Le passage des heures (avec la Cie Irakli, 2004)

Alvaro de Campos (Fernando Pessoa)pa200034

Mise en scène : Pierre Baux

Directeur musical et compositeur : Dominique Pifarély

Collaboration artistique : Célie Pauthe, Violaine Schwartz
Dramaturgie : Brigitte Bercoff

Lumière : Sébastien Michaud

Son : Thierry Balasse

Avec

Claire Merlet (alto)
Hélène Labarrière (contrebasse)
Violaine Schwartz (actrice)
Dominique Pifarély (violon)
Pierre Baux (acteur)

Création octobre 2004, aux Subsistances de Lyon.
Production Compagnie IRAKLI


Ode sensationniste

Ode : n.f.(1488, bas lat. oda, gr.ôdê, proprem. chant) : 1° Litter. gr : Poème lyrique destiné à être chanté ou dit avec accompagnement de musique. (petit Robert).

Il y a deux ans, nous (Pierre Baux et Violaine Schwartz) avons participé, comme acteurs, à la création d’Anabasis, un oratorio signé Dominique Pifarély. Une occasion d’expérimenter les rapports texte/musique. Nous avions à cette occasion abordé certains fragments de textes d’Alvaro de Campos. Juste assez pour se rendre à l’évidence. La musique de Dominique Pifarély, tantôt écrite, tantôt improvisée, électrise la prose d’Alvaro de Campos. Juste assez pour avoir envie d’inverser la proposition, non plus des acteurs dans une forme concert, mais des musiciens dans une forme théâtrale, non plus des extraits de textes, mais le texte droit debout, le passage des heures, dans sa globalité, à plusieurs voix, plusieurs figures.

Le passage des heures (écrit vraisemblablement en 1915-1916, puis 1923) est l’un de ces 27000 textes non publiés du vivant de Fernando Pessoa que l’on a retrouvé bien après sa mort, sur des pages volantes, en vrac dans une malle. Aussi selon les traductions et les époques, en existe-t-il plusieurs versions. La plus récente, publiée dans la Pléiade, est sans doute la plus fidèle, puisqu’elle ne tente pas de reconstituer une continuité fictive, mais accuse au contraire le côté fragmentaire, discontinu, inachevé du texte.

[ ] et tout chemine
Vers l’heure gorgée de lumière où les boutiques baissent leurs paupières
Et rumeur activité charrette train je-sens soleil retentit
Vertige de midi encadré par d’autres vertiges-
Soleil au faîte et au [ ] de ma vision striée

Sous le nom d’Alvaro de Campos, Pessoa invente un style littéraire fracassant, d’un lyrisme débridé, convulsif, annonciateur de l’écriture automatique. Où toute sa mélancolie s’exprime non pas en demi-teintes mais en furie, éructations, onomatopées, exclamations, dans un extraordinaire débordement de vitalité, une rage désespérée semblable à une démangeaison de l’esprit.

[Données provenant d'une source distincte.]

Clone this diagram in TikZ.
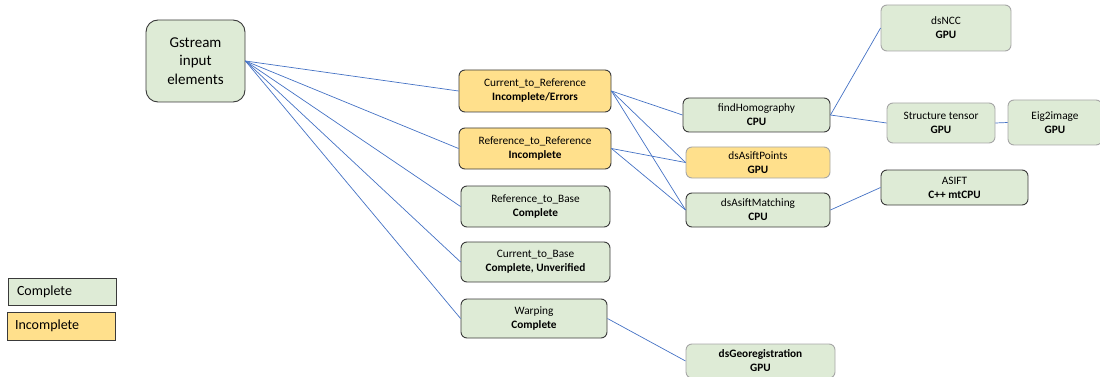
\documentclass[tikz,border=0pt]{standalone}
\usepackage{fontspec}
\setmainfont{Carlito}
\definecolor{donefill}{HTML}{DEEBD6}
\definecolor{todofill}{HTML}{FFE08C}
\definecolor{link}{HTML}{4472C4}
\definecolor{darkedge}{HTML}{3A3A3A}
\definecolor{lightedge}{HTML}{A6A6A6}
\tikzset{
  task/.style={draw=darkedge, line width=0.9pt, rounded corners=6pt, align=center,
    font=\fontsize{11.3}{14}\selectfont, inner sep=0pt},
  done/.style={task, fill=donefill},
  todo/.style={task, fill=todofill},
  soft/.style={draw=lightedge},
  legendbox/.style={draw=darkedge, line width=1pt, rounded corners=0pt, inner ysep=0pt,
    inner xsep=#1, text width=108pt-2*#1, align=left,
    font=\fontsize{14}{16}\selectfont},
  wire/.style={draw=link, line width=0.7pt}
}
\begin{document}
\begin{tikzpicture}[x=1pt,y=-1pt]
\useasboundingbox (0,0) rectangle (1100,377);
\begin{scope}
\clip (0,0) rectangle (1100,377);
% source
\node[done, rounded corners=12pt, minimum width=99pt, minimum height=82pt,
      font=\fontsize{15}{18.5}\selectfont] (gs) at (195.5,61) {Gstream\\input\\elements};
% pipeline stages
\node[todo, minimum width=152pt, minimum height=42pt] (c2r) at (535,91)
  {Current\_to\_Reference\\\textbf{Incomplete/Errors}};
\node[todo, minimum width=152pt, minimum height=41pt] (r2r) at (535,148.5)
  {Reference\_to\_Reference\\\textbf{Incomplete}};
\node[done, minimum width=149pt, minimum height=41pt] (r2b) at (535.5,206.5)
  {Reference\_to\_Base\\\textbf{Complete}};
\node[done, minimum width=149pt, minimum height=40pt] (c2b) at (535.5,262)
  {Current\_to\_Base\\\textbf{Complete, Unverified}};
\node[done, minimum width=146pt, minimum height=39pt] (warp) at (534,318.5)
  {Warping\\\textbf{Complete}};
% kernels
\node[done, minimum width=147pt, minimum height=34pt] (fh) at (756.5,115)
  {findHomography\\\textbf{CPU}};
\node[todo, soft, minimum width=144pt, minimum height=31pt] (dap) at (758,162.5)
  {dsAsiftPoints\\\textbf{GPU}};
\node[done, minimum width=144pt, minimum height=34pt] (dam) at (758,210)
  {dsAsiftMatching\\\textbf{CPU}};
\node[done, soft, minimum width=149pt, minimum height=34pt] (geo) at (760.5,361)
  {\textbf{dsGeoregistration}\\\textbf{GPU}};
\node[done, soft, minimum width=130pt, minimum height=46pt] (ncc) at (946,28)
  {dsNCC\\\textbf{GPU}};
\node[done, soft, minimum width=108pt, minimum height=40pt] (st) at (941,123)
  {Structure tensor\\\textbf{GPU}};
\node[done, soft, minimum width=94pt, minimum height=45pt] (eig) at (1055,122.5)
  {Eig2image\\\textbf{GPU}};
\node[done, minimum width=147pt, minimum height=35pt] (asift) at (954.5,187.5)
  {ASIFT\\\textbf{C++ mtCPU}};
% links
\foreach \t in {c2r,r2r,r2b,c2b,warp}
  \draw[wire] (gs.east) -- (\t.west);
\foreach \t in {fh,dap,dam}
  \draw[wire] (c2r.east) -- (\t.west);
\foreach \t in {dap,dam}
  \draw[wire] (r2r.east) -- (\t.west);
\draw[wire] (fh.east) -- (ncc.west);
\draw[wire] (fh.east) -- (st.west);
\draw[wire] (st.east) -- (eig.west);
\draw[wire] (dam.east) -- (asift.west);
\draw[wire] (warp.east) -- (geo.west);
% legend
\node[legendbox=9pt, fill=donefill, minimum height=27pt] (lgdone) at (62,291.5)
  {Complete};
\node[legendbox=8pt, fill=todofill, minimum height=28pt] (lgtodo) at (61,326)
  {Incomplete};
\end{scope}
\end{tikzpicture}
\end{document}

Chevauchée ailée de moi par dessus toutes les choses
Chevauchée déflagrée de moi par dessous toutes les choses
Chevauchée ailée et déflagrée de moi à cause de toutes les choses
Hop-là par dessus les arbres, hop-là par dessous les bassins
Hop-là contre les murs, hop-là se raclant sur les troncs
A une vitesse croissante insistante violente
Hop-là hop-là hop-là………..

Le passage des heures est un long poème où dans un flot torrentiel de paroles s’énonce une sorte de manifeste de l’extrême :

Sentir tout de toutes les manières
Vivre tout de toutes les façons

Se démultiplier à l’infini pour être partout à la fois. Jusqu’au vertige. Dans l’ivresse des sensations exacerbées.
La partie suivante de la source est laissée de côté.